The small problem with this is that the controller is basically mirrored on screen and the output is quite small as there isn’t much space for it – useful for me when I need to know what to cue up, playing live and all the subsidiary information on what’s going on, but confusing in a workshop for young people. The big problem is that as soon as someone sees the mouse on the table they stop using the controller – it’s got a lot of knobs, faders and buttons, I expect it can be a bit intimidating – and head for what they know.
Makes a lot of sense in one way but I think it’s very flat as an experience and you can only do one thing at a time, while the APC40 will let you work eight channels of video simultaneously, which is a lot more fun.
So the second day of the workshops I set GrandVJ to output full screen, hiding everything but the end result and set the screen to black when each person started playing. Then I just told them as little as possible to get started and let them experiment:
“This is a video mixer, these eight faders each control a video clip and the higher you push each one the more you can see of that clip on screen. And this knob puts an effect over everything all at once.”
More than enough information to start off with and the master effect adds a lot of exciting crazy without being complicated. That way they had to use the controller for everything and try and work out for themselves, with their hands, how to make what they could see on screen. From there I could bring in ‘These three knobs change the colours’, ‘this one zooms in’, ‘this does tiling’ and ‘all these other buttons have different videos to play if you want to make a change.’
The end result was I had much more engagement, for longer, from most of the kids, more questions and a lot more ‘This is cool…’ and ‘Oh, Wow!‘s which I, and it sounded like they, enjoyed immensely.
I guess the obvious secret is to, as much as possible, make the experience be about playing the video and not the software. I’m already working on making that better for the next time, and speaking of which…
We’ll be back on the road soon, bringing the audiovisual circus to a tent at the Cornbury Festival in July.

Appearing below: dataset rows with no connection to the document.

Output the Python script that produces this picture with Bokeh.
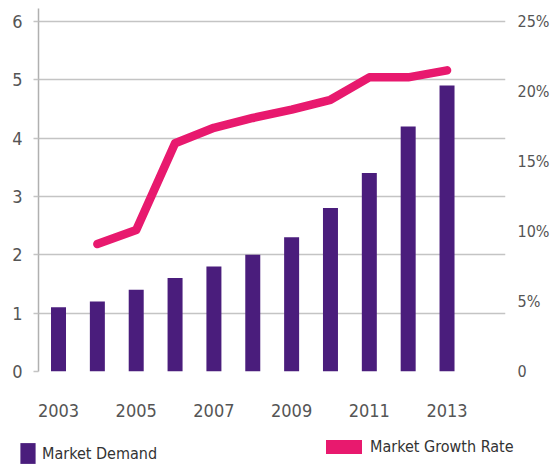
from bokeh.plotting import figure
from bokeh.models import (ColumnDataSource, LinearAxis, Range1d, FixedTicker,
                          Legend, LegendItem)
from bokeh.layouts import column
from bokeh.embed import file_html
from bokeh.resources import INLINE

years = [2003, 2004, 2005, 2006, 2007, 2008, 2009, 2010, 2011, 2012, 2013]
demand = [1.1, 1.2, 1.4, 1.6, 1.8, 2.0, 2.3, 2.8, 3.4, 4.2, 4.9]
growth_years = [2004, 2005, 2006, 2007, 2008, 2009, 2010, 2011, 2012, 2013]
growth = [9.1, 10.1, 16.3, 17.4, 18.1, 18.7, 19.4, 21.0, 21.0, 21.5]
left_ticks = [0, 1, 2, 3, 4, 5, 6]
right_ticks = [0, 5, 10, 15, 20, 25]
right_labels = ["0", "5%", "10%", "15%", "20%", "25%"]
x_ticks = [2003, 2005, 2007, 2009, 2011, 2013]
series_names = ["Market Demand", "Market Growth Rate"]

PURPLE = "#4a1d7c"
PINK = "#e8196e"
FONT = "DejaVu Sans Condensed"
TICK_SIZE = "18px"

ytop = 6.22
p = figure(frame_width=467, frame_height=363, output_backend="svg",
           toolbar_location=None,
           x_range=Range1d(2002.485, 2014.505), y_range=Range1d(0, ytop),
           min_border_left=38, min_border_right=0, min_border_top=8,
           min_border_bottom=62)
p.outline_line_color = None

p.extra_y_ranges = {"pct": Range1d(0, ytop * 25 / 6)}

p.xgrid.visible = False
p.ygrid.ticker = FixedTicker(ticks=left_ticks)
p.ygrid.grid_line_color = "#c4c4c4"
p.ygrid.grid_line_width = 1.5

bars = ColumnDataSource(dict(x=years, top=demand))
p.vbar(x="x", top="top", width=0.386, source=bars, fill_color=PURPLE,
       line_color=None)
ls = ColumnDataSource(dict(x=growth_years, y=growth))
p.line(x="x", y="y", source=ls, y_range_name="pct", line_color=PINK,
       line_width=8.5, line_cap="round", line_join="round")

# left axis
ya = p.yaxis[0]
ya.ticker = FixedTicker(ticks=left_ticks)
ya.axis_line_color = "#b0b0b0"
ya.axis_line_width = 1.5
ya.major_tick_line_color = "#c4c4c4"
ya.major_tick_line_width = 1.5
ya.major_tick_out = 5
ya.major_tick_in = 0
ya.minor_tick_line_color = None
ya.major_label_text_font = FONT
ya.major_label_text_font_size = TICK_SIZE
ya.major_label_text_color = "#555555"
ya.major_label_standoff = 11

# right axis
ra = LinearAxis(y_range_name="pct", ticker=FixedTicker(ticks=right_ticks),
                major_label_overrides={t: l for t, l in zip(right_ticks, right_labels)})
ra.axis_line_color = None
ra.major_tick_line_color = None
ra.minor_tick_line_color = None
ra.major_label_text_font = FONT
ra.major_label_text_font_size = "16px"
ra.major_label_text_color = "#555555"
ra.major_label_standoff = 6
p.add_layout(ra, "right")

# x axis
xa = p.xaxis[0]
xa.ticker = FixedTicker(ticks=x_ticks)
xa.axis_line_color = None
xa.major_tick_line_color = None
xa.minor_tick_line_color = None
xa.major_label_text_font = FONT
xa.major_label_text_font_size = TICK_SIZE
xa.major_label_text_color = "#555555"
xa.major_label_standoff = 26

# legend strip
lf = figure(frame_width=550, frame_height=33, output_backend="svg",
            toolbar_location=None, x_range=Range1d(0, 1), y_range=Range1d(0, 1),
            x_axis_location=None, y_axis_location=None, min_border=0,
            min_border_left=0, min_border_right=0, min_border_top=0,
            min_border_bottom=0)
lf.grid.visible = False
lf.outline_line_color = None
# off-screen proxies, only used to draw the legend swatches
dv = lf.vbar(x=[5], top=[1], width=0.1, fill_color=PURPLE, line_color=None)
dl = lf.line(x=[5, 6], y=[5, 5], line_color=PINK, line_width=14,
             line_cap="round")


def mk_legend(item, loc, gw, gh, standoff):
    return Legend(items=[item], location=loc, orientation="horizontal",
                  glyph_width=gw, glyph_height=gh, label_standoff=standoff,
                  padding=0, margin=0, spacing=0, border_line_color=None,
                  background_fill_alpha=0, label_text_font=FONT,
                  label_text_font_size="16px", label_text_color="#333333")


lf.add_layout(mk_legend(LegendItem(label=series_names[0], renderers=[dv]),
                        (18, 0), 19, 26, 5), "center")
lf.add_layout(mk_legend(LegendItem(label=series_names[1], renderers=[dl]),
                        (326, 9), 36, 21, 8), "center")

open("out.html", "w").write(file_html(column(p, lf, spacing=0), INLINE))
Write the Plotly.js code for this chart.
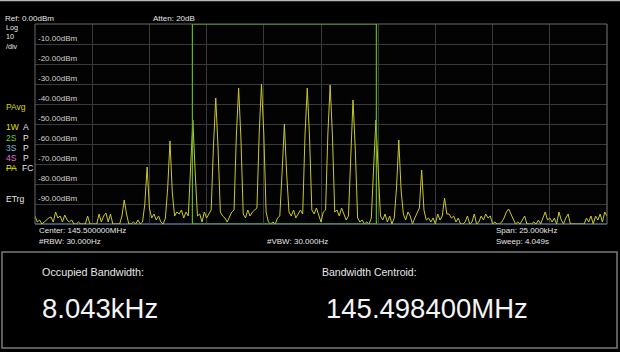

If you’re coming along, do pop in to see us, say ‘Hello’ and have a play.
And as an end note, but an important one, it was wonderful to see how many girls wanted to be (and were) involved over the weekend. We’re very aware that the perception of what we do is that it’s ‘a thing for boys’ and we’re absolutely against that, it’s ridiculous, and we hope we can do our part to stop this being a thing.
Perhaps it was a function of everyone being so young but the experience of Wychwood was far more ‘that looks exciting I want a go,’ I expect because everyone was too young to have been told enough times what they’re supposed to like, I hope that it’s because everyone isn’t getting told that any more (but I expect not). In either case, I hope that we might have pointed some people in the direction of what they want to do rather than what they’re supposed to want to do by people who think they know best.